As we sit back and consider this encounter of one woman’s “re-turn” to Jesus, what are the implications for our lives?
I wonder…when is the last time you slowed down enough just to be grateful to God for who and where you are right now? I know, I know, you are not totally satisfied with your life. There are still some changes you need to make and some goals on your horizon. But seriously, some of you need to be asking yourselves, “How am I still alive right now? Why in the world am I here? How did I pass that class? Who am I that I get to do this, that, or the other thing?
I get it – your life isn’t perfect. But most of us slept last night in some degree of comfort. Most of us have access to food, and we are gathered in the warmth of this fellowship. Aren’t these good things? Do they matter to you? Can you be grateful for something in your life right now?

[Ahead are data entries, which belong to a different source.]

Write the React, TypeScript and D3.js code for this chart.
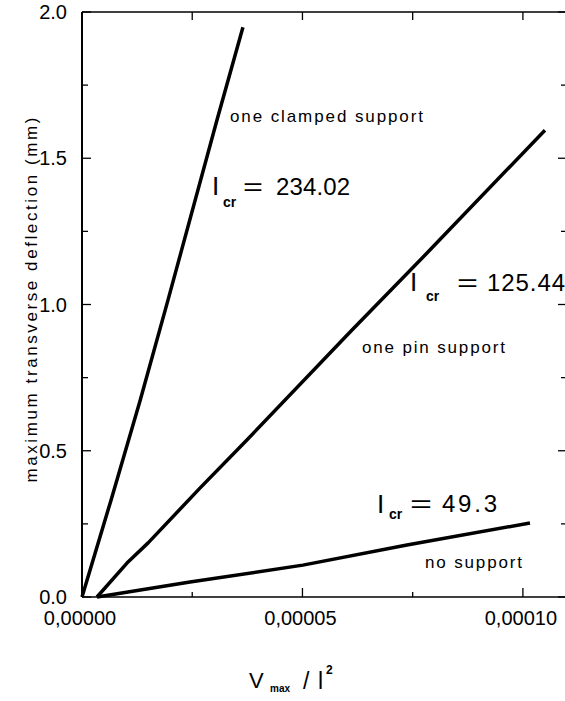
import React from "react";
import * as d3 from "d3";

// ---- data ----
const clampedX = [0, 6.6e-6, 13.2e-6, 19.5e-6, 30.6e-6, 36.5e-6];
const clampedY = [0, 0.332, 0.673, 1.015, 1.63, 1.948];
const pinX = [3.4e-6, 10.2e-6, 15.0e-6, 26.8e-6, 37.4e-6, 60.8e-6, 78.9e-6, 105.0e-6];
const pinY = [0, 0.116, 0.185, 0.373, 0.537, 0.906, 1.186, 1.596];
const noX = [3.4e-6, 24.5e-6, 50.1e-6, 73.7e-6, 101.6e-6];
const noY = [0, 0.051, 0.109, 0.178, 0.253];

const xTicks = [0, 0.000025, 0.00005, 0.000075, 0.0001];
const xTickLabels = ["0,00000", "0,00005", "0,00010"];
const xLabelTicks = [0, 0.00005, 0.0001];
const yTicks = [0, 0.25, 0.5, 0.75, 1.0, 1.25, 1.5, 1.75, 2.0];
const yLabelTicks = [0, 0.5, 1.0, 1.5, 2.0];
const yTickLabels = ["0.0", "0.5", "1.0", "1.5", "2.0"];

const W = 565;
const H = 701;
const FONT = "'Liberation Sans', Arial, Helvetica, sans-serif";

export default function App() {
  const x = d3.scaleLinear().domain([0, 0.00011]).range([82, 567]);
  const y = d3.scaleLinear().domain([0, 2]).range([597, 12]);
  const line = d3
    .line<[number, number]>()
    .x((d) => x(d[0]))
    .y((d) => y(d[1]));
  const series = [
    d3.zip(clampedX, clampedY) as [number, number][],
    d3.zip(pinX, pinY) as [number, number][],
    d3.zip(noX, noY) as [number, number][],
  ];
  const isMajorX = (v: number) => Math.abs(v / 0.00005 - Math.round(v / 0.00005)) < 1e-6;
  const isMajorY = (v: number) => Math.abs(v / 0.5 - Math.round(v / 0.5)) < 1e-6;
  const [x0, x1] = x.range();
  const [y0, y1] = y.range();

  return (
    <svg
      width={W}
      height={H}
      style={{ position: "absolute", left: 0, top: 0, background: "#fff" }}
      fontFamily={FONT}
    >
      <rect x={0} y={0} width={W} height={H} fill="#fff" />
      {/* frame */}
      <line x1={x0} y1={y0} x2={x0} y2={y1} stroke="#000" strokeWidth={2} />
      <line x1={x0} y1={y0} x2={x1} y2={y0} stroke="#000" strokeWidth={1.5} />
      <line x1={x0} y1={y1} x2={x1} y2={y1} stroke="#000" strokeWidth={1.5} />
      <line x1={x1} y1={y0} x2={x1} y2={y1} stroke="#000" strokeWidth={1.5} />
      {/* x ticks */}
      {xTicks.map((t, i) => {
        const len = isMajorX(t) ? 9 : 5;
        return (
          <g key={"xt" + i}>
            <line x1={x(t)} x2={x(t)} y1={y0} y2={y0 - len} stroke="#000" strokeWidth={1.3} />
            <line x1={x(t)} x2={x(t)} y1={y1} y2={y1 + 8} stroke="#000" strokeWidth={1.3} />
          </g>
        );
      })}
      {/* y ticks */}
      {yTicks.map((t, i) => {
        const len = isMajorY(t) ? 9 : 6;
        return (
          <g key={"yt" + i}>
            <line x1={x0} x2={x0 + len} y1={y(t)} y2={y(t)} stroke="#000" strokeWidth={1.3} />
            <line x1={x1} x2={x1 - len} y1={y(t)} y2={y(t)} stroke="#000" strokeWidth={1.3} />
          </g>
        );
      })}
      {/* tick labels */}
      {yLabelTicks.map((t, i) => (
        <text key={"yl" + i} x={67} y={y(t)} dy="0.36em" textAnchor="end" fontSize={20}>
          {yTickLabels[i]}
        </text>
      ))}
      {xLabelTicks.map((t, i) => (
        <text key={"xl" + i} x={x(t) - 2} y={625} textAnchor="middle" fontSize={20}>
          {xTickLabels[i]}
        </text>
      ))}
      {/* curves */}
      {series.map((s, i) => (
        <path key={"s" + i} d={line(s) || ""} fill="none" stroke="#000" strokeWidth={3.5} strokeLinejoin="round" />
      ))}
      {/* annotations */}
      <text x={230} y={122} fontSize={17} textLength={193} lengthAdjust="spacing">one clamped support</text>
      <text x={362} y={353} fontSize={17} textLength={143} lengthAdjust="spacing">one pin support</text>
      <text x={425} y={568} fontSize={17} textLength={97} lengthAdjust="spacing">no support</text>

      <text x={212} y={195} fontSize={26}>I</text>
      <text x={223} y={207} fontSize={14} fontWeight="bold">cr</text>
      <text x={243} y={195} fontSize={24} textLength={20} lengthAdjust="spacingAndGlyphs">=</text>
      <text x={276} y={195} fontSize={24} textLength={74} lengthAdjust="spacing">234.02</text>

      <text x={410} y={291} fontSize={26}>I</text>
      <text x={426} y={301} fontSize={14} fontWeight="bold">cr</text>
      <text x={457} y={291} fontSize={24} textLength={21} lengthAdjust="spacingAndGlyphs">=</text>
      <text x={487} y={291} fontSize={24} textLength={78} lengthAdjust="spacing">125.44</text>

      <text x={377} y={513} fontSize={26}>I</text>
      <text x={389} y={519} fontSize={14} fontWeight="bold">cr</text>
      <text x={410} y={512} fontSize={24} textLength={22} lengthAdjust="spacingAndGlyphs">=</text>
      <text x={442} y={512} fontSize={24} textLength={55} lengthAdjust="spacing">49.3</text>

      {/* axis titles */}
      <text
        transform="translate(37,300) rotate(-90)"
        textAnchor="middle"
        fontSize={17}
        textLength={365}
        lengthAdjust="spacing"
      >
        maximum transverse deflection (mm)
      </text>
      <text x={249} y={688} fontSize={22}>V</text>
      <text x={270} y={692} fontSize={10} fontWeight="bold">max</text>
      <text x={303} y={689} fontSize={23}>/</text>
      <text x={318} y={689} fontSize={23}>l</text>
      <text x={326} y={674} fontSize={12} fontWeight="bold">2</text>
    </svg>
  );
}
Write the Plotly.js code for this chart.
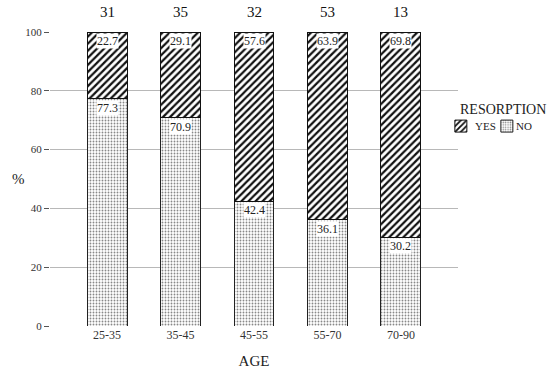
<!DOCTYPE html>
<html><head><meta charset="utf-8">
<script src="https://cdn.plot.ly/plotly-3.0.1.min.js"></script>
<style>html,body{margin:0;padding:0;background:#fff}</style>
</head><body>
<div id="chart" style="width:550px;height:372px"></div>
<script>
const ageGroups = ["25-35", "35-45", "45-55", "55-70", "70-90"];
const yesPct = [22.7, 29.1, 57.6, 63.9, 69.8];
const noPct = [77.3, 70.9, 42.4, 36.1, 30.2];
const counts = [31, 35, 32, 53, 13];
const seriesNames = ["YES", "NO"];

const serif = "Liberation Serif";

// Legend swatches come from the traces; their labels are drawn as annotations
const traceNo = {
  type: "bar", name: " ", x: ageGroups, y: noPct, width: 0.544, showlegend: true,
  marker: {color: "white", line: {color: "#222", width: 1},
    pattern: {shape: ".", fgcolor: "#888", bgcolor: "white", size: 3, solidity: 0.3}},
  legendrank: 2, hoverinfo: "skip"
};
const traceYes = {
  type: "bar", name: " ", x: ageGroups, y: yesPct, width: 0.544, showlegend: true,
  marker: {color: "white", line: {color: "#111", width: 1},
    pattern: {shape: "/", fgcolor: "#111", bgcolor: "white", size: 5, solidity: 0.45}},
  legendrank: 1, hoverinfo: "skip"
};

const annotations = [];
ageGroups.forEach((g, i) => {
  annotations.push({x: g, y: 100, yref: "y", text: yesPct[i].toFixed(1), showarrow: false,
    yanchor: "top", yshift: -1, bgcolor: "white", borderpad: 0,
    font: {family: serif, size: 12, color: "#222"}});
  annotations.push({x: g, y: noPct[i], yref: "y", text: noPct[i].toFixed(1), showarrow: false,
    yanchor: "top", yshift: -1, bgcolor: "white", borderpad: 0,
    font: {family: serif, size: 12, color: "#222"}});
  annotations.push({x: g, y: 1.068, yref: "paper", text: String(counts[i]), showarrow: false,
    yanchor: "middle", font: {family: serif, size: 15, color: "#111"}});
});
annotations.push({x: -0.098, xref: "paper", y: 0.5, yref: "paper", text: "%", showarrow: false,
  font: {family: serif, size: 15, color: "#222"}});
annotations.push({x: 1.0, xref: "paper", xanchor: "left", y: 0.735, yref: "paper", yanchor: "middle",
  text: "RESORPTION", showarrow: false, font: {family: serif, size: 14, color: "#222"}});
annotations.push({x: 1.037, xref: "paper", xanchor: "left", y: 0.68, yref: "paper", yanchor: "middle",
  text: seriesNames[0], showarrow: false, font: {family: serif, size: 11, color: "#222"}});
annotations.push({x: 1.138, xref: "paper", xanchor: "left", y: 0.68, yref: "paper", yanchor: "middle",
  text: seriesNames[1], showarrow: false, font: {family: serif, size: 11, color: "#222"}});

const layout = {
  width: 550, height: 372,
  margin: {l: 50, r: 92, t: 32, b: 46, autoexpand: false},
  paper_bgcolor: "white", plot_bgcolor: "white",
  barmode: "stack", bargap: 0.456,
  font: {family: serif, color: "#333"},
  xaxis: {type: "category", range: [-0.776, 4.776], showgrid: false, zeroline: false, showline: false,
    ticks: "", tickfont: {family: serif, size: 12, color: "#333"},
    title: {text: "AGE", font: {family: serif, size: 15, color: "#222"}, standoff: 14}},
  yaxis: {range: [0, 100], tickvals: [0, 20, 40, 60, 80, 100], showgrid: true, gridcolor: "#b8b8b8",
    gridwidth: 1, zeroline: false, showline: false, ticks: "outside", ticklen: 5, tickcolor: "#555",
    tickfont: {family: serif, size: 11, color: "#333"}},
  showlegend: true,
  legend: {orientation: "h", x: 0.958, xanchor: "left", y: 0.68, yanchor: "middle", traceorder: "normal",
    bgcolor: "rgba(0,0,0,0)", font: {family: serif, size: 12, color: "rgba(0,0,0,0)"},
    itemwidth: 30, entrywidth: 1, entrywidthmode: "pixels", tracegroupgap: 0},
  annotations: annotations
};

Plotly.newPlot("chart", [traceNo, traceYes], layout, {staticPlot: true, displayModeBar: false});
</script>
</body></html>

And if you can (as I hope you are), then how will you respond to that sense of gratitude in your life? How will you act upon the feelings you’ve got? Maybe that’s why you’re here. I get that – some of us came to church this morning just to say “thanks”. And some of us see this act of Mary bringing the nard to Jesus and say, “Yes, of course – I am giving of what I have as a means to demonstrate my joy in Jesus.”
To be honest, that is the only reason for giving that is really comprehensible to me. I know that God can’t love me any more. I know that there’s no way in blue blazes that I am going to be able to do enough to solve one of the world’s problems with what I give…but I am so deeply appreciative of what the Lord has done for me that I don’t really feel as though I have a choice here – I can only respond in generosity as I consider the extravagant blessings in my own life.
So maybe you have a posture of gratitude, and maybe you want to join me in expressing that gratitude in an act of giving. Does our response make the world a better place? Just as the whole house was filled with the aroma of Mary’s nard, are my neighbors better off because I’m grateful to God? Is the way that I treat them or the others around me reflective of the deep sense of gratitude that I owe to our creator? Does your gratitude to Christ spill over so that others are aware or encouraged or enriched?
Another way of asking that same question, I suppose, is this: does the way in which I experience and express my gratitude lead others to become more aware of God’s care in and for their lives, which will lead them, in turn, to a place where they can embrace the savior with gratitude and respond in a way that is authentic to them?
Listen, my friends: Jesus is here, now. He has come to this place, even after I have not always treated him in the way that he deserves to be treated. Today, you and I have the opportunity for a fresh engagement with the Lord of life, a new opportunity for hope and healing.
In view of that, can we resolve to move forward in a posture of thanksgiving and gratitude? And can we decide that our thanksgiving will have practical implications for us and the rest of the world? Can our lives today be anchored in a thanksgiving that is not limited to mere sentiment, but one that blossoms into action that grows into love expressed for the world?
This is a new day, a new season, and new opportunities. Thanks be to God for the chance to respond with joy and gratitude. Amen.